Darmanin au Maroc, une visite très politique

Parmi les visites des ministres français qui se succèdent au Maroc, celle que va effectuer à Rabat les 21 et 22 avril le ministre de l’Intérieur, chargé des cultes, Gérald Darmanin, a une importance particulière. Et elle doit cette distinction autant au profil de l’homme lui-même, à ses convictions qu’aux thématiques politiques et sécuritaires qu’il va traiter avec les autorités marocaines.

D’abord un sujet lié à l’actualité d’aujourd’hui et de demain. Celle de l’organisation des jeux olympiques par la France à J-100. La préoccupation majeure pour les autorités françaises est de pouvoir les organiser dans des conditions sécuritaires extrêmes. Une menace terroriste multiforme pèse sur ces jeux et Paris a besoin de mobiliser tous ses alliés pour les protéger et les faire réussir.
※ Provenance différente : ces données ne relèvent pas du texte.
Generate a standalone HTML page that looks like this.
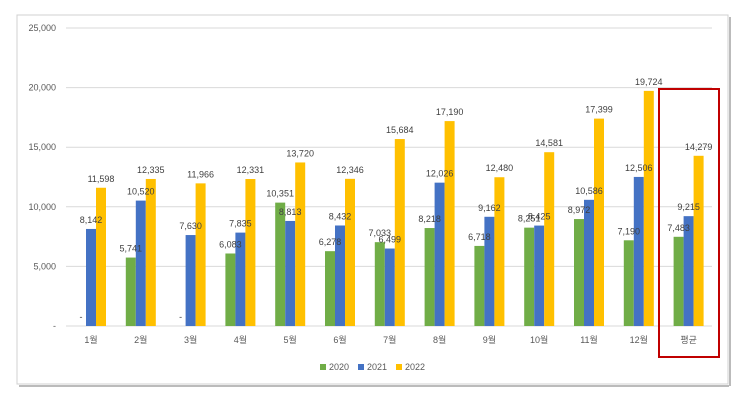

Le Maroc, qui avait acquis une expertise incontestable dans le domaine de la gestion des foules comme l’a montré son expérience avec le mondial du Qatar, avait été officiellement sollicité par les autorités françaises. De nombreuses réunions sécuritaires à haut niveau aussi bien à Rabat qu’à Paris ont été tenues entre responsables marocains et français. Cette visite de Darmanin au Maroc sera à non pas douter l’occasion de finaliser ces procédures de coopération entre le Maroc et la France dans ce contexte d’urgence sécuritaire.
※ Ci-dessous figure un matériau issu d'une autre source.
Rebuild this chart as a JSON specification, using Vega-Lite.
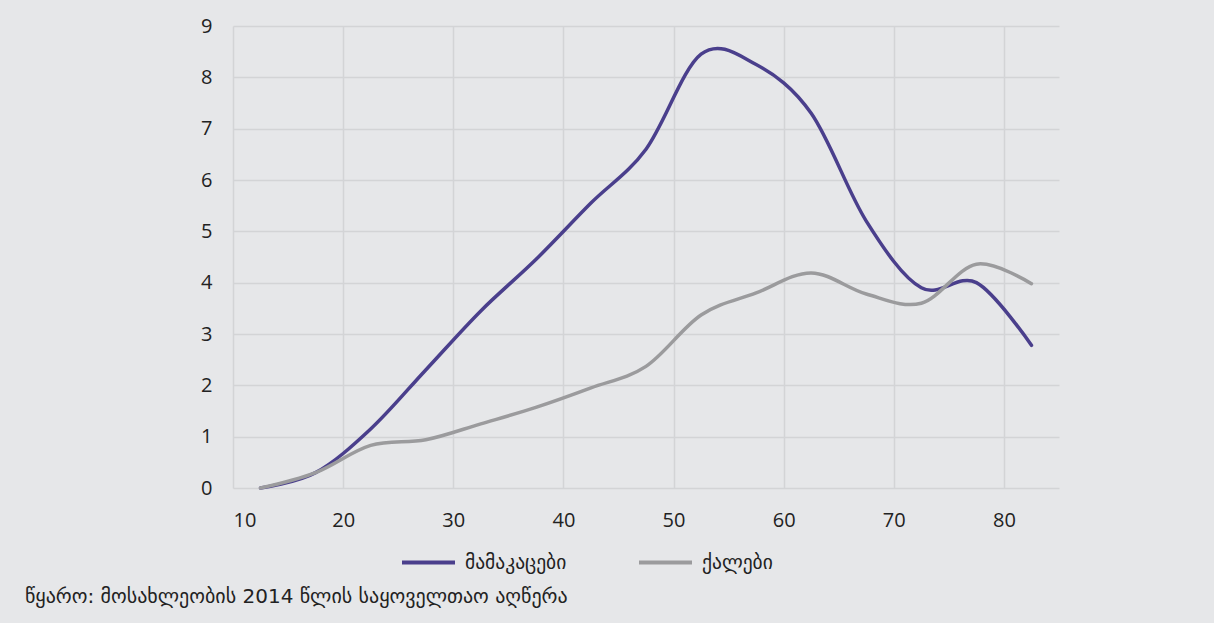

Pour le Maroc, Gérald Darmanin occupe une place particulière dans le casting gouvernemental français. Pendant la longue crise qui a marqué les relations entre les deux pays, il incarnait un des visages de la tension de l’axe Paris/Rabat. N’est-ce pas lui, en tant que ministre de l’Intérieur qui avait porté ces virulentes accusations contre le Maroc de ne pas accorder les passer consulaire pour faciliter l’expulsion des clandestins marocains vers le Maroc ? Ces accusations avaient donné lieu à une réaction marocaine exprimée avec colère et en des termes très vifs par le ministre des Affaires étrangères Nasser Bourita.

Officiellement, c’est cette affaire de laisser-passer consulaire qui avait été à l’origine de la crise des visas entre les deux rives de la Méditerranée et qui a participé largement à abimer la qualité des relations entre les deux pays. Aujourd’hui, signe d’une embellie certaine, la crise des visas est officiellement derrière nous, mais les problématiques liées à la crise migratoire sont toujours là et il faut parier qu’elles seront au top de l’agenda du ministre Darmanin à Rabat.

En accueillant Gérald Darmanin, le Maroc accueille un ministre qui n’a pas toujours eu des relations faciles avec le Maroc. Malgré son appartenance à la droite républicaine notoirement connue pour ses sympathies pro-marocaines, Gérald Darmanin avait surpris en incarnant à lui seul les ingrédients de la crise avec le Maroc. Certaines analyses attribuent à son influence, lui le ministre d’origine algérienne, que Emmanuel Macron ait pu développer ce fameux tropisme algérien qui avait vu le locataire de L’Elysée tenter de faire pencher la balance au profit de l’Algérie et au détriment du Maroc. À travers lui, sa personnalité et son réseau, Emmanuel Macron tentait de tenir le manche maghrébin par le milieu. Quand, à titre d’exemple, Catherine Colonna, ancienne ministre des Affaires étrangères  avait effectué sa première visite au Maroc dans une tentative d’apaiser la tension entre les deux pays, Emmanuel Macron ordonnait à son ministre de l’Intérieur de s’envoler pour Alger pour rassurer les éventuelles inquiétudes algériennes de ce possible rapprochement.

Mais il y a un domaine dans lequel Gérald Darmanin avait montré ses préférences algériennes, c’est le domaine de l’islam de France. Depuis son arrivée place Beauvau et contre toutes logiques politiques et organisationnelles, Gérald Darmanin avait travaillé à favoriser la Grande mosquée de Paris, dirigée par le très contestables Chems Eddine Hafez dont les liens avec le régime algérien et le président Abdelmajid Tebboune ne sont un secret pour personne. L’enjeu majeur et politiquement risqué de Gérald Darmanin, adoubé par Emmanuel Macron, est d’offrir à un régime algérien, notoirement connu pour l’instabilité et l’incohérence de ses choix, la possibilité de peser lourdement sur la deuxième religion de France.

Et c’est ce favoritisme algérien qui est actuellement à l’origine de cette désorganisation de l’islam de France dont la gestion est volontairement laissée aux mains des imposteurs et des opportunistes. Dans son dialogue politique avec les autorités marocaines qui accordent une importance particulière à ce champs, Gérald Darmanin devra expliquer et argumenter ses choix et sa stratégie.